━━━ Provided data ━━━

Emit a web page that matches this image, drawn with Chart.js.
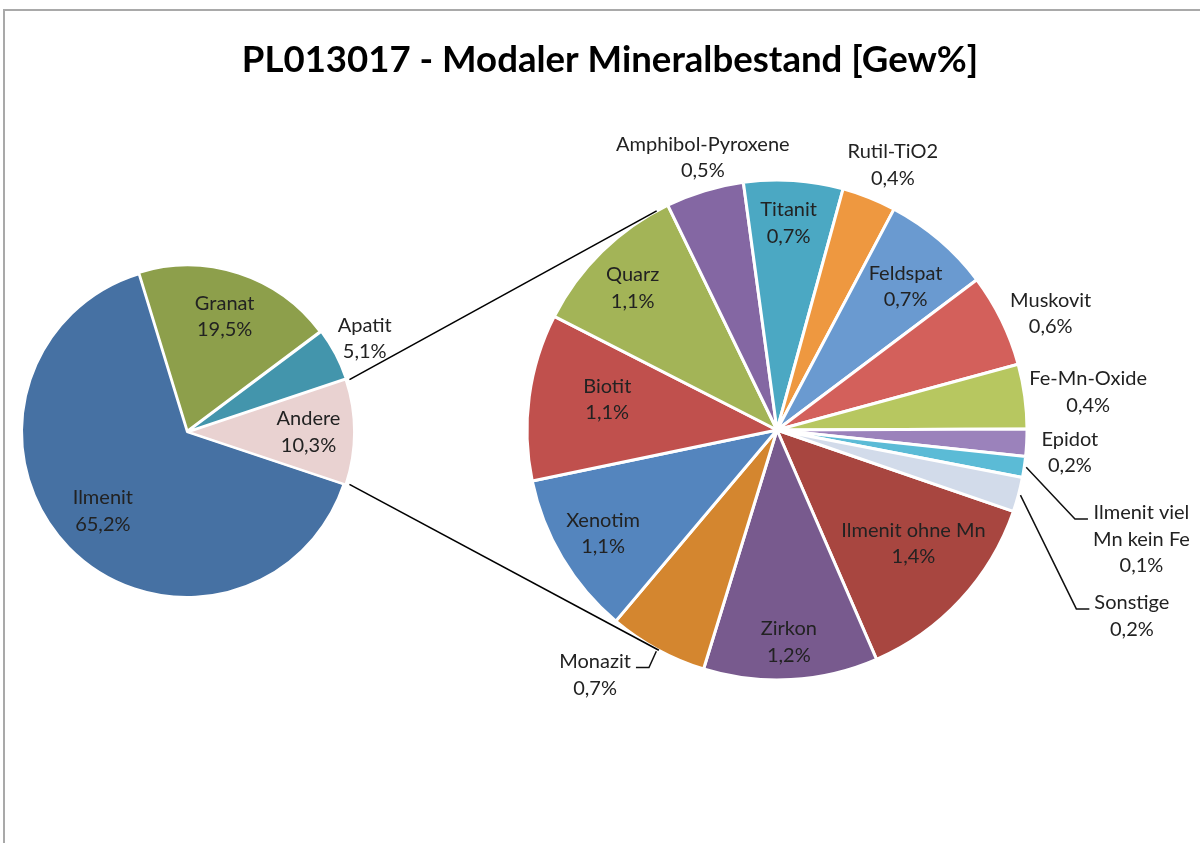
<!DOCTYPE html>
<html>
<head>
<meta charset="utf-8">
<title>PL013017 - Modaler Mineralbestand</title>
<script src="https://cdn.jsdelivr.net/npm/chart.js@4.4.1/dist/chart.umd.min.js"></script>
<style>
  html, body { margin: 0; padding: 0; background: #fff; }
  #wrap { position: relative; width: 1200px; height: 843px; overflow: hidden; }
  #wrap canvas { position: absolute; left: 0; top: 0; }
  #frame { position: absolute; left: 3px; top: 9px; width: 1300px; height: 900px;
           border-top: 2px solid #a9a9a9; border-left: 2px solid #a9a9a9; }
</style>
</head>
<body>
<div id="wrap">
  <div id="frame"></div>
  <canvas id="mainPie" width="1200" height="843"></canvas>
  <canvas id="subPie" width="1200" height="843"></canvas>
</div>
<script>
/* DATA */
const TITLE = 'PL013017 - Modaler Mineralbestand [Gew%]';

const MAIN_LABELS = ['Ilmenit', 'Granat', 'Apatit', 'Andere'];
const MAIN_VALUES = [65.2, 19.5, 5.1, 10.3];

// the "Andere" slice split up in the second pie
const SUB_LABELS = ['Ilmenit ohne Mn', 'Zirkon', 'Monazit', 'Xenotim', 'Biotit', 'Quarz',
  'Amphibol-Pyroxene', 'Titanit', 'Rutil-TiO2', 'Feldspat', 'Muskovit', 'Fe-Mn-Oxide',
  'Epidot', 'Ilmenit viel Mn kein Fe', 'Sonstige'];
const SUB_VALUES = [1.36, 1.16, 0.66, 1.09, 1.11, 1.06, 0.52, 0.66, 0.36, 0.72, 0.62, 0.43, 0.18, 0.14, 0.23];

/* STYLE */
const MAIN_COLORS = ['#4671a3', '#8d9f4b', '#4395ac', '#e9d2d1'];
const MAIN_OFFSET = [0, 6, 6, 6];
const SUB_COLORS = ['#a84640', '#785a8e', '#d4862f', '#5485be', '#c0504d', '#a3b457',
  '#8467a3', '#4ba8c3', '#ee9840', '#6a9ad0', '#d3605b', '#b7c760',
  '#9b82bb', '#5bbbd6', '#d2dbea'];

const FONT = 'Lato, "Open Sans", sans-serif';
const LABEL_FONT = '20px ' + FONT;
const TEXT_COLOR = '#222';
const LINE_H = 26.5;

const MAIN_CENTER = [187, 432], MAIN_R = 165;
const SUB_CENTER = [777, 430], SUB_R = 250;

// label placement: f = distance as part of radius, da = angle shift (deg)
const MAIN_PLACE = [{ f: .70, da: 1 }, { f: .70 }, { f: 1.18 }, { f: .70 }];
const SUB_PLACE = [
  { f: .71, da: -3 }, { f: .85 }, { f: 1.22, da: 8, leader: 'right' }, { f: .81 },
  { f: .69, da: 2.6 }, { f: .81, da: -1 }, { f: 1.13, da: 1.6 }, { f: .83, da: -.6 },
  { f: 1.156, da: 2 }, { f: .77, da: 1.4 }, { f: 1.19, da: 3 }, { f: 1.254, da: .8 },
  { f: 1.175, da: 1.5 }, { f: 1.522, da: 8.2, leader: 'left', wrap: 110 },
  { f: 1.603, da: 12.7, leader: 'left' }
];

const sum = a => a.reduce((s, v) => s + v, 0);
const fmt = v => v.toFixed(1).replace('.', ',') + '%';

function wrapLines(ctx, text, maxW) {
  if (!maxW) return [text];
  const lines = [];
  let cur = '';
  text.split(' ').forEach(w => {
    const t = cur ? cur + ' ' + w : w;
    if (cur && ctx.measureText(t).width > maxW) { lines.push(cur); cur = w; } else cur = t;
  });
  lines.push(cur);
  return lines;
}

function drawSliceLabels(chart, labels, values, place) {
  const ctx = chart.ctx;
  const arcs = chart.getDatasetMeta(0).data;
  const offsets = chart.data.datasets[0].offset || [];
  ctx.save();
  ctx.font = LABEL_FONT;
  ctx.fillStyle = TEXT_COLOR;
  ctx.strokeStyle = '#111';
  ctx.lineWidth = 1.5;
  ctx.textAlign = 'center';
  ctx.textBaseline = 'middle';
  arcs.forEach((arc, i) => {
    const p = place[i];
    const mid = (arc.startAngle + arc.endAngle) / 2;
    const off = offsets[i] || 0;
    const cx = arc.x + off * Math.cos(mid), cy = arc.y + off * Math.sin(mid);
    const a = mid + (p.da || 0) * Math.PI / 180;
    const lx = cx + p.f * arc.outerRadius * Math.cos(a);
    const ly = cy + p.f * arc.outerRadius * Math.sin(a);
    const lines = wrapLines(ctx, labels[i], p.wrap).concat(fmt(values[i]));
    const top = ly - (lines.length - 1) * LINE_H / 2;
    lines.forEach((t, k) => ctx.fillText(t, lx, top + k * LINE_H));
    if (p.leader) {
      const w = Math.max(...lines.map(t => ctx.measureText(t).width));
      const sx = cx + (arc.outerRadius + 2) * Math.cos(mid);
      const sy = cy + (arc.outerRadius + 2) * Math.sin(mid);
      const hy = top + 6;
      const dir = p.leader === 'left' ? -1 : 1;
      const edge = lx + dir * w / 2;
      ctx.beginPath();
      ctx.moveTo(sx, sy);
      ctx.lineTo(edge + dir * 18, hy);
      ctx.lineTo(edge + dir * 5, hy);
      ctx.stroke();
    }
  });
  ctx.restore();
}

// padding that puts the pie centre at a given canvas point
function padFor(c, W, H) {
  const left = Math.max(0, 2 * c[0] - W), right = Math.max(0, W - 2 * c[0]);
  const top = Math.max(0, 2 * c[1] - H), bottom = Math.max(0, H - 2 * c[1]);
  return { left, right, top, bottom };
}

/* MAIN PIE */
const andereAngle = MAIN_VALUES[3] / sum(MAIN_VALUES) * 360;

const mainChart = new Chart(document.getElementById('mainPie'), {
  type: 'pie',
  data: {
    labels: MAIN_LABELS,
    datasets: [{
      data: MAIN_VALUES, backgroundColor: MAIN_COLORS, offset: MAIN_OFFSET,
      borderColor: '#fff', borderWidth: 2, hoverOffset: 0
    }]
  },
  options: {
    responsive: false, animation: false,
    rotation: 90 + andereAngle / 2,   // "Andere" centred on 3 o'clock
    radius: MAIN_R,
    layout: { padding: padFor(MAIN_CENTER, 1200, 843) },
    plugins: { legend: { display: false }, tooltip: { enabled: false } }
  },
  plugins: [{
    id: 'mainLabels',
    afterDraw: c => drawSliceLabels(c, MAIN_LABELS, MAIN_VALUES, MAIN_PLACE)
  }]
});

/* SECOND PIE + title + connectors */
const connectors = {
  id: 'connectors',
  afterDraw(chart) {
    const ctx = chart.ctx;
    const andere = mainChart.getDatasetMeta(0).data[3];
    const off = MAIN_OFFSET[3];
    const mid = (andere.startAngle + andere.endAngle) / 2;
    const ax = andere.x + off * Math.cos(mid), ay = andere.y + off * Math.sin(mid);
    const sub = chart.getDatasetMeta(0).data[0];
    const r = sub.outerRadius;
    const ends = [[andere.startAngle, 1], [andere.endAngle, -1]];
    ctx.save();
    ctx.strokeStyle = '#000';
    ctx.lineWidth = 1.6;
    ends.forEach(([ang, s]) => {
      const px = ax + andere.outerRadius * Math.cos(ang);
      const py = ay + andere.outerRadius * Math.sin(ang);
      const d = Math.hypot(px - sub.x, py - sub.y);
      const t = Math.atan2(py - sub.y, px - sub.x) + s * Math.acos(r / d);
      ctx.beginPath();
      ctx.moveTo(px, py);
      ctx.lineTo(sub.x + r * Math.cos(t), sub.y + r * Math.sin(t));
      ctx.stroke();
    });
    // title
    ctx.fillStyle = '#000';
    ctx.font = 'bold 36.6px ' + FONT;
    ctx.textAlign = 'center';
    ctx.textBaseline = 'alphabetic';
    ctx.fillText(TITLE, 610, 72);
    ctx.restore();
    drawSliceLabels(chart, SUB_LABELS, SUB_VALUES, SUB_PLACE);
  }
};

new Chart(document.getElementById('subPie'), {
  type: 'pie',
  data: {
    labels: SUB_LABELS,
    datasets: [{
      data: SUB_VALUES, backgroundColor: SUB_COLORS,
      borderColor: '#fff', borderWidth: 3, hoverOffset: 0
    }]
  },
  options: {
    responsive: false, animation: false,
    rotation: 109,
    radius: SUB_R,
    layout: { padding: padFor(SUB_CENTER, 1200, 843) },
    plugins: { legend: { display: false }, tooltip: { enabled: false } }
  },
  plugins: [connectors]
});
</script>
</body>
</html>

━━━

**Task to carry out:** Return only the lines running from the top of the data to the line that holds "const MAIN_VALUES = [65.2, 19.5, 5.1, 10.3];". Include both of those lines, but skip the pictures.

**Complete answer:**
Emit a web page that matches this image, drawn with Chart.js.
<!DOCTYPE html>
<html>
<head>
<meta charset="utf-8">
<title>PL013017 - Modaler Mineralbestand</title>
<script src="https://cdn.jsdelivr.net/npm/chart.js@4.4.1/dist/chart.umd.min.js"></script>
<style>
  html, body { margin: 0; padding: 0; background: #fff; }
  #wrap { position: relative; width: 1200px; height: 843px; overflow: hidden; }
  #wrap canvas { position: absolute; left: 0; top: 0; }
  #frame { position: absolute; left: 3px; top: 9px; width: 1300px; height: 900px;
           border-top: 2px solid #a9a9a9; border-left: 2px solid #a9a9a9; }
</style>
</head>
<body>
<div id="wrap">
  <div id="frame"></div>
  <canvas id="mainPie" width="1200" height="843"></canvas>
  <canvas id="subPie" width="1200" height="843"></canvas>
</div>
<script>
/* DATA */
const TITLE = 'PL013017 - Modaler Mineralbestand [Gew%]';

const MAIN_LABELS = ['Ilmenit', 'Granat', 'Apatit', 'Andere'];
const MAIN_VALUES = [65.2, 19.5, 5.1, 10.3];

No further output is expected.